■ **Provided data**:
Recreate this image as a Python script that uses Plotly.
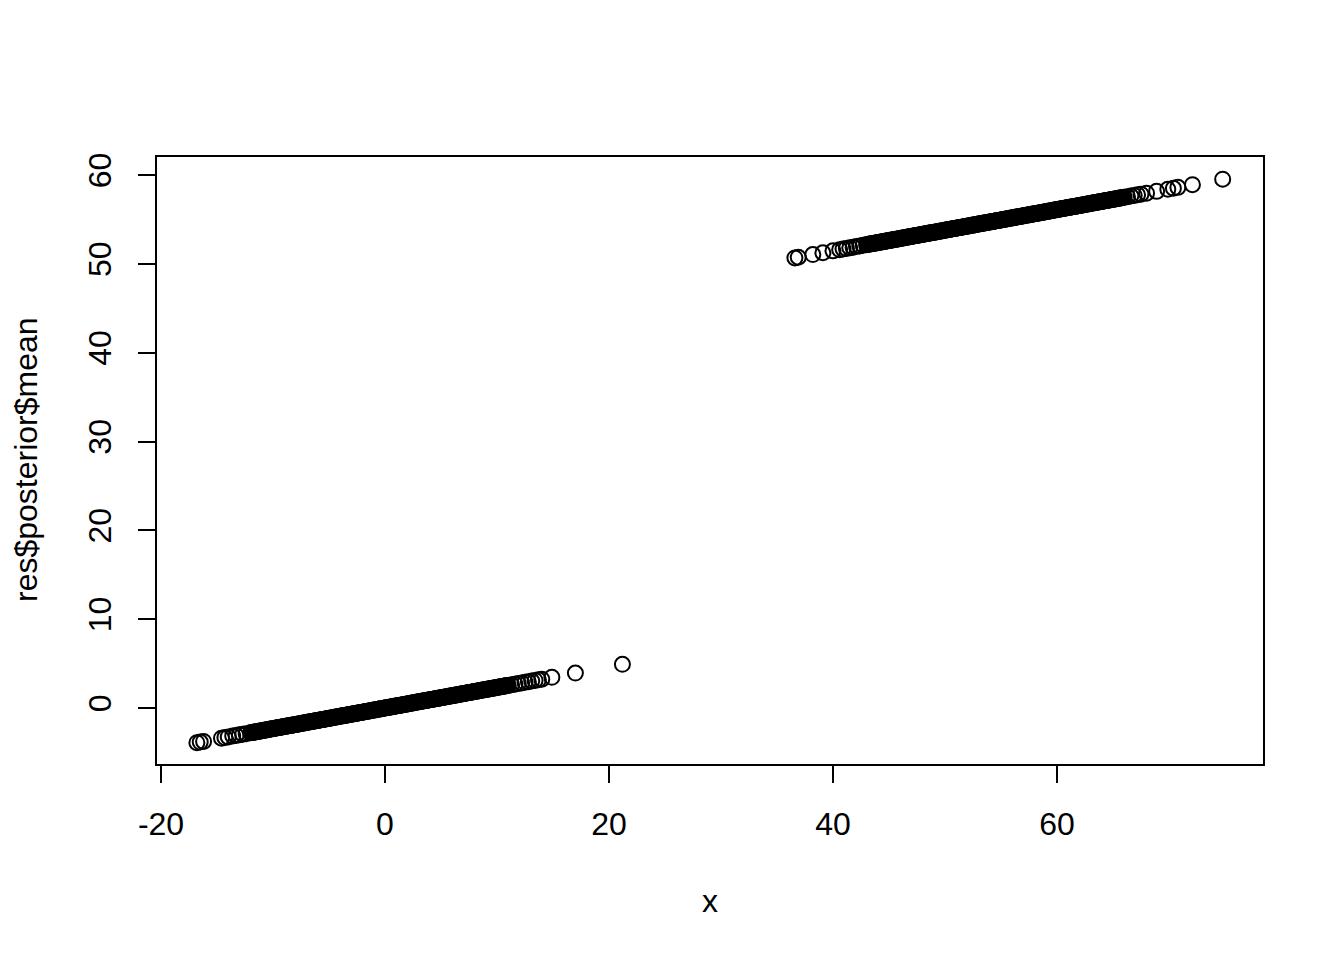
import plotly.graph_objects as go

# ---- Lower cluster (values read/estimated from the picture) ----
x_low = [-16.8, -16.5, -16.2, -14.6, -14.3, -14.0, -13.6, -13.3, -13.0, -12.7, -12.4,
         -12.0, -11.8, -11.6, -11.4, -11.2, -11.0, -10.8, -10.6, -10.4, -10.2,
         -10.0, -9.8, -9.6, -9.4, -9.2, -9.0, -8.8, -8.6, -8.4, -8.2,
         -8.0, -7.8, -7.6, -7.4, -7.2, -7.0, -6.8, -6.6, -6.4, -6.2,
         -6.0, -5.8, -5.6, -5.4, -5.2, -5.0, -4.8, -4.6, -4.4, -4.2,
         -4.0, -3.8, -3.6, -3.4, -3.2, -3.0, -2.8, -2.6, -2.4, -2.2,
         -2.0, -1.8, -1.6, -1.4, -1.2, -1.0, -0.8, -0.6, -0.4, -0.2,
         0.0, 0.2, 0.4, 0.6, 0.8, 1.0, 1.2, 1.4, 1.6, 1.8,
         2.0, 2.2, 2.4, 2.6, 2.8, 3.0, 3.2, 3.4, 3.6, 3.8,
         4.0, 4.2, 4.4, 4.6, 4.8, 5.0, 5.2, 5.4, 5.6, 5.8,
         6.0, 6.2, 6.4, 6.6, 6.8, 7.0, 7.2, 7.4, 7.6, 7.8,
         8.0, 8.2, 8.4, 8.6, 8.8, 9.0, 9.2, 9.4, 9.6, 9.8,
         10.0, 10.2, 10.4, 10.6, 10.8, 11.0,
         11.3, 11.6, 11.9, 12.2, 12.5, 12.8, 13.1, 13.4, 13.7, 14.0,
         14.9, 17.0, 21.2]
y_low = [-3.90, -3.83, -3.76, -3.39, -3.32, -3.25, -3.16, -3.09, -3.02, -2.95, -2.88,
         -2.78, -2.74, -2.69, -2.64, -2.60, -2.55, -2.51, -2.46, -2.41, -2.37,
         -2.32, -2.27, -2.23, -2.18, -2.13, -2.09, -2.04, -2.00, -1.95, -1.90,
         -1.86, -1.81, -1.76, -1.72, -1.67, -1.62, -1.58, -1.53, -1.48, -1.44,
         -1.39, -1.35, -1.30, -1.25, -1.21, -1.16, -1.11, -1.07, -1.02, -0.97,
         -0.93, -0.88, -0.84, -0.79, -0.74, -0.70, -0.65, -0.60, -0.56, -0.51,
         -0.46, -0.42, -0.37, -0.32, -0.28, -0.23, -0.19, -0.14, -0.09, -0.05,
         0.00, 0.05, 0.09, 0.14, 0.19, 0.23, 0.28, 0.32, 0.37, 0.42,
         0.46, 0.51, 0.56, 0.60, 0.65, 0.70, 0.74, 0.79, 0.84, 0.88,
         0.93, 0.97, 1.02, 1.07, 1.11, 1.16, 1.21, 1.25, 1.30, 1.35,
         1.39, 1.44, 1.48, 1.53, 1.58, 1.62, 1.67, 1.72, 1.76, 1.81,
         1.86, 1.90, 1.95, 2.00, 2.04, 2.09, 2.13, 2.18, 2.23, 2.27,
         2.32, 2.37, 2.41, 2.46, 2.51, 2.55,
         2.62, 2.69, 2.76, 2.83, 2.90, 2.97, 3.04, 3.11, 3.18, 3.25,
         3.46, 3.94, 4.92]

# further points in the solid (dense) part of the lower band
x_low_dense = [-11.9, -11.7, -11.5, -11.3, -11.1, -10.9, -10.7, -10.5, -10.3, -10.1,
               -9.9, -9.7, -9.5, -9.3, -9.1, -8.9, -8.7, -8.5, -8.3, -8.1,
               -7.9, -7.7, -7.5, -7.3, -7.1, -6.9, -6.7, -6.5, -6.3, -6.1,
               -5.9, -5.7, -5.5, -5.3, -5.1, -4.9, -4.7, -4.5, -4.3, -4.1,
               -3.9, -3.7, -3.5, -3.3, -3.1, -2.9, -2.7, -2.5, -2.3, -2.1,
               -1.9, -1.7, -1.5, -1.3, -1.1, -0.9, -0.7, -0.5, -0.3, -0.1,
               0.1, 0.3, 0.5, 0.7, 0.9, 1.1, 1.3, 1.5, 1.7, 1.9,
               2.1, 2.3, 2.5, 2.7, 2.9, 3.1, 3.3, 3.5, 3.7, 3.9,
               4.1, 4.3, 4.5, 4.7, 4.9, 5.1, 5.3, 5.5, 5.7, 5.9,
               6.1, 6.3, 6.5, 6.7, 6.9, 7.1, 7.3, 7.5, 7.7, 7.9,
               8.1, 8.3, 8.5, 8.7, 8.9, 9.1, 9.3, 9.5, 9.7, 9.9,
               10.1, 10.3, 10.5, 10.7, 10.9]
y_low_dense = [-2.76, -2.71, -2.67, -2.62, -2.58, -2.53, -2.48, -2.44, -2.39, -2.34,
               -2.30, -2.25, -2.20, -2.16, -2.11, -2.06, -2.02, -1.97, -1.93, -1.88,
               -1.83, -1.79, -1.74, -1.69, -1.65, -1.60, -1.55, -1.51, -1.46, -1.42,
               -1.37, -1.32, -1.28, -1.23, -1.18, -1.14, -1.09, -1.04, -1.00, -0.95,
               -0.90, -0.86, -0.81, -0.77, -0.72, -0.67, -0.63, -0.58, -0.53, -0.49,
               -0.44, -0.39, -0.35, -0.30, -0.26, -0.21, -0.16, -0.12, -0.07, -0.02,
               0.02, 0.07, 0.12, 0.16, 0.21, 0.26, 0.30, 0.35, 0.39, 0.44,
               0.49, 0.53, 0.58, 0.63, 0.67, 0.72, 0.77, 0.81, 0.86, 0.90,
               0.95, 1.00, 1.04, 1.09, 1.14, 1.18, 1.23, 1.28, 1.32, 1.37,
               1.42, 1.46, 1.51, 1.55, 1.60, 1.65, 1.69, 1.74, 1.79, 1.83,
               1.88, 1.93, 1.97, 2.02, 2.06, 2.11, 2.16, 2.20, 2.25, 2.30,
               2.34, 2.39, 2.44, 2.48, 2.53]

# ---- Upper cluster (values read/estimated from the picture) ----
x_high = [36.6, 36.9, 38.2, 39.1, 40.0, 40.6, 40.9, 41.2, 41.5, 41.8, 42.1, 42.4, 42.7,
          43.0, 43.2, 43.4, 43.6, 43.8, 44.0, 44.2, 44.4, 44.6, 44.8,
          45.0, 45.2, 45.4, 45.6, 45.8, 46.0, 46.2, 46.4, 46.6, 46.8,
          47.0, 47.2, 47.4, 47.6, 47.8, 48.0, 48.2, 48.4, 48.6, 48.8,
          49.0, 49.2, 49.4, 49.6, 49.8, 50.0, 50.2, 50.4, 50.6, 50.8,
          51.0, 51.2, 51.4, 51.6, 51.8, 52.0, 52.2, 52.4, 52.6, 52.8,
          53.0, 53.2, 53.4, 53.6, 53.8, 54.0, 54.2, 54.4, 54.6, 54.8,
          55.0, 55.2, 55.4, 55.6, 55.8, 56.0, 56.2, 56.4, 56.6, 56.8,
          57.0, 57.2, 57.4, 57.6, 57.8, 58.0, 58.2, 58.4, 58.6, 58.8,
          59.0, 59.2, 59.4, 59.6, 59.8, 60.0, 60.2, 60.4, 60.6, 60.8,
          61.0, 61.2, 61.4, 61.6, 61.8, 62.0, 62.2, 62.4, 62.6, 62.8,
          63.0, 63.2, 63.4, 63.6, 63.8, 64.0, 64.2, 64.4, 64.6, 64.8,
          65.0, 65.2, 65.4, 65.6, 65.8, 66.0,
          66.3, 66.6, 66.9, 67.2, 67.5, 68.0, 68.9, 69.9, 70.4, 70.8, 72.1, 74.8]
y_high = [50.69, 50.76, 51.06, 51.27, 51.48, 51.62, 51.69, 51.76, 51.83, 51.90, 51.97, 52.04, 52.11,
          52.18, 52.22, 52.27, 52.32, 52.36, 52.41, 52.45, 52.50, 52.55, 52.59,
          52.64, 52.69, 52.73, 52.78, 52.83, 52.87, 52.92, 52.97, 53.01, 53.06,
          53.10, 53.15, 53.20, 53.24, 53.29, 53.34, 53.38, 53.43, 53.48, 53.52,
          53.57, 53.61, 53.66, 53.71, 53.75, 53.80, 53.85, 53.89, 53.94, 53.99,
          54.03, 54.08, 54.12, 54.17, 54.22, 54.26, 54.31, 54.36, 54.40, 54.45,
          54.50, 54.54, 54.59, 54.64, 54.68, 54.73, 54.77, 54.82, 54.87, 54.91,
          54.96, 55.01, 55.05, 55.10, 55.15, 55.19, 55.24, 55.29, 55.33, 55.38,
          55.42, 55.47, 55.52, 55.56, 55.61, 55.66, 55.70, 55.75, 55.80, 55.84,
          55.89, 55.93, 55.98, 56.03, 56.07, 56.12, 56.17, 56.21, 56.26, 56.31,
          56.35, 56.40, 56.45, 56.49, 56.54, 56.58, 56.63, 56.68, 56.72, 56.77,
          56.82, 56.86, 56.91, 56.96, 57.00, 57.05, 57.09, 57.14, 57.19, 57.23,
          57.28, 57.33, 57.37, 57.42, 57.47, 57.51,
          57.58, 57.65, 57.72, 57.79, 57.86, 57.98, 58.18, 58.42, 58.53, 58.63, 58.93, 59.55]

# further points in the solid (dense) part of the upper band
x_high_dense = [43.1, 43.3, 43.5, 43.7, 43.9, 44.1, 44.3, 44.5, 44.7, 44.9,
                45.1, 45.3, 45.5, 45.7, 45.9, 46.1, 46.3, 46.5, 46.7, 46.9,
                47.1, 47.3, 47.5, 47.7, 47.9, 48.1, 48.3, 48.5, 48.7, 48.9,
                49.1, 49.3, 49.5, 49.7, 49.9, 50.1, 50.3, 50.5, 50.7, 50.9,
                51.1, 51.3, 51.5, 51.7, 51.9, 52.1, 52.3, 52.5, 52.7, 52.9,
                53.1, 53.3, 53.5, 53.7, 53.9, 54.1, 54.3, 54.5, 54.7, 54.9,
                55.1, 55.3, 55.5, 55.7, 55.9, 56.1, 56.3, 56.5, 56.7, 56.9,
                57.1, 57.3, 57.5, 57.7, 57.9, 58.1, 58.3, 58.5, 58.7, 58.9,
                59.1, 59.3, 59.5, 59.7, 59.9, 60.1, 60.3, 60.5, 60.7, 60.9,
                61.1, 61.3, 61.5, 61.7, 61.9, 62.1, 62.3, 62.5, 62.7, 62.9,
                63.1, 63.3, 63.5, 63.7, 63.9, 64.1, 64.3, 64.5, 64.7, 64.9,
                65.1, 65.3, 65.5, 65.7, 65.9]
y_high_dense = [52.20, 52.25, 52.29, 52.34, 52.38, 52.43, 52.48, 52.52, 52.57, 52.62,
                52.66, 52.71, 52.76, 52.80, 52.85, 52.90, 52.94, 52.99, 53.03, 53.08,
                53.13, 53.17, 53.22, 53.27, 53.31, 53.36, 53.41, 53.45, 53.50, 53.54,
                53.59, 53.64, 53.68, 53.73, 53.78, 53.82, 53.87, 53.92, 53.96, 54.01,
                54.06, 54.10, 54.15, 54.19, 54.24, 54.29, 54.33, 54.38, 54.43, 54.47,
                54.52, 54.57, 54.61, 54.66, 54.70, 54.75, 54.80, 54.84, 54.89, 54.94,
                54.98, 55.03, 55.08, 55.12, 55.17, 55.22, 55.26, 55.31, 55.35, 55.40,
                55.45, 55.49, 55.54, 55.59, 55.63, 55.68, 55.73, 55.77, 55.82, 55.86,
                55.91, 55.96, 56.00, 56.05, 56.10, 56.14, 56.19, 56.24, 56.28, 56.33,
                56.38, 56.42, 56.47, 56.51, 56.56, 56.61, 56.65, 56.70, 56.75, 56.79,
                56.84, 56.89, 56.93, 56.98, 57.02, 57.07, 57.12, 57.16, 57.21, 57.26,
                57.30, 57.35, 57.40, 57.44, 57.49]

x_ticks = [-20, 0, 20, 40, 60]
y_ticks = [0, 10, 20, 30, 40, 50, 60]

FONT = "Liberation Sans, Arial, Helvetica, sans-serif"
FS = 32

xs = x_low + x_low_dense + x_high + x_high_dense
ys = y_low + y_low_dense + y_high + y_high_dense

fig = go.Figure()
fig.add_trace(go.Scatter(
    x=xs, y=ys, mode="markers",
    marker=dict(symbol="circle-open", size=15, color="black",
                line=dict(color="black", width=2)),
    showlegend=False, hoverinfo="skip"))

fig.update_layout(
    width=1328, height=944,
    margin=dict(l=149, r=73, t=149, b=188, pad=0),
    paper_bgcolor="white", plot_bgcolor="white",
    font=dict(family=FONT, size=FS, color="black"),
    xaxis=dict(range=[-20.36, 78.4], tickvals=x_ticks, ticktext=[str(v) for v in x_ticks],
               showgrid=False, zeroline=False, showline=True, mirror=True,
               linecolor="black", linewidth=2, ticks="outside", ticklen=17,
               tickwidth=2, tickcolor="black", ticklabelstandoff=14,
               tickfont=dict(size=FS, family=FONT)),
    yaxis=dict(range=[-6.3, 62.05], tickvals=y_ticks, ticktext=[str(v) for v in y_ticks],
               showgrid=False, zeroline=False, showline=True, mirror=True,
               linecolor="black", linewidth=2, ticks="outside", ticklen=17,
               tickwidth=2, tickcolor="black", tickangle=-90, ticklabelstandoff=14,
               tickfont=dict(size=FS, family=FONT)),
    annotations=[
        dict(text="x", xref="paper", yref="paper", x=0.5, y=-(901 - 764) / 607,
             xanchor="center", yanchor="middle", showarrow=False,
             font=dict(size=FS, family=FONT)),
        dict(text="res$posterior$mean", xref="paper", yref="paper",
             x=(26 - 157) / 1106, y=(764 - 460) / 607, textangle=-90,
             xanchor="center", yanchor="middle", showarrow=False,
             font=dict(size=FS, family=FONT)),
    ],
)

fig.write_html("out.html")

■ **What you should do**:
Return exactly what appears from the opening line of the material through the line with "import plotly.graph_objects as go", apart from the pictures.

■ **Result of this task**:
Recreate this image as a Python script that uses Plotly.
import plotly.graph_objects as go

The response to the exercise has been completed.